Adding to the pressure of his two mistakes against Portugal is the performance that Matt Besler turned in at the Arena Amazonia Sunday night.
Besler, who looked nervous at times during the three-game send-off series on home soil, showed no fear in defending a Portuguese attack that had the potential to score in a heartbeat.
The good news for Cameron is that his starting spot is not in danger for the Germany game, but if he continues to make defensive errors, manager Jurgen Klinsmann may be forced to pull the trigger and sit him.
On the bench, Klinsmann does have two other options at center back in John Brooks and Omar Gonzalez, both of whom have appeared as substitutes in Brazil.
Brooks came on for Besler in the Ghana game because he was a left center back, which means Gonzalez would be the natural replacement for Cameron if a switch had to occur.
Starting Gonzalez, who was once seen as the most consistent defender on the team, would strike fear into American fans because of his recent showings.

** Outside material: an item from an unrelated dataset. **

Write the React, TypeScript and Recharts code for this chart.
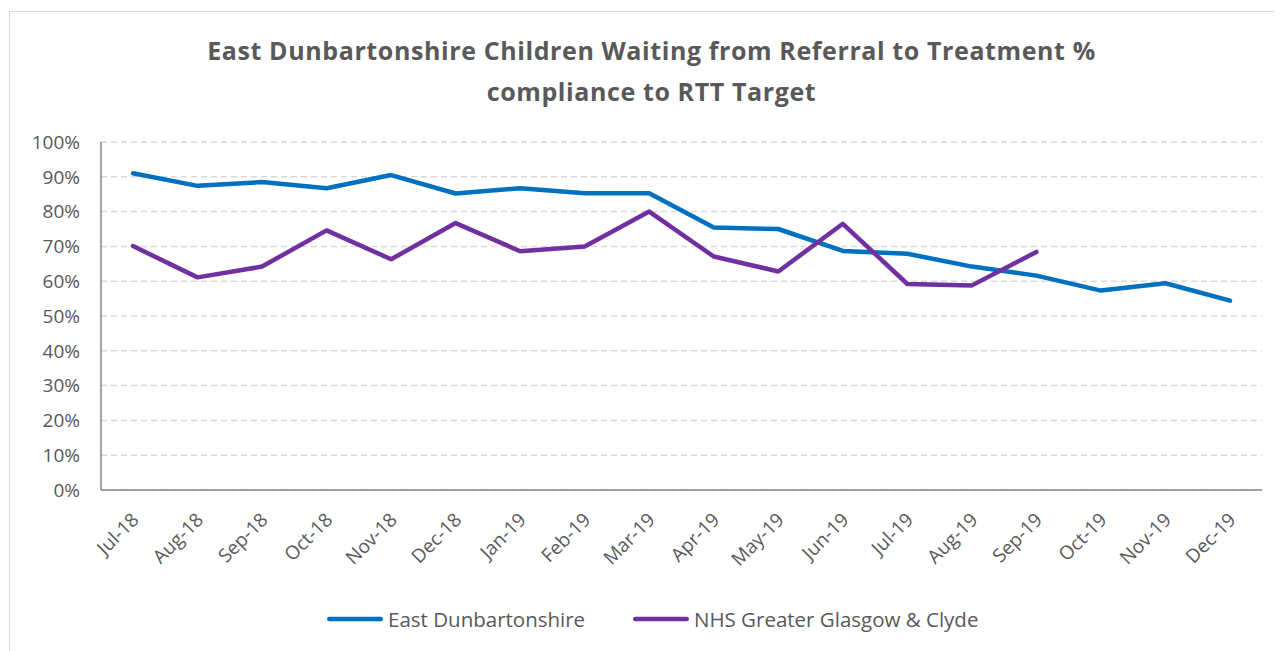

Cameron's starting job is secure, but with so much weighing on the result of the Germany game, he must be able to recover from the mistakes that handed Portugal their two goals.
While there will be plenty of concern about Cameron before kick-off, he should be able to go out on the pitch and perform to the best of his abilities, just like he did at Stoke City in the English Premier League this past season.
Cameron brings a solid mindset to the back four, and he has been able to recover from mistakes at the club level before, which is something every defender goes through in his career.
Germany will pose a massive threat to Cameron at center back, but with a spot in the knockout round to earn, he should come through for the Yanks in Recife.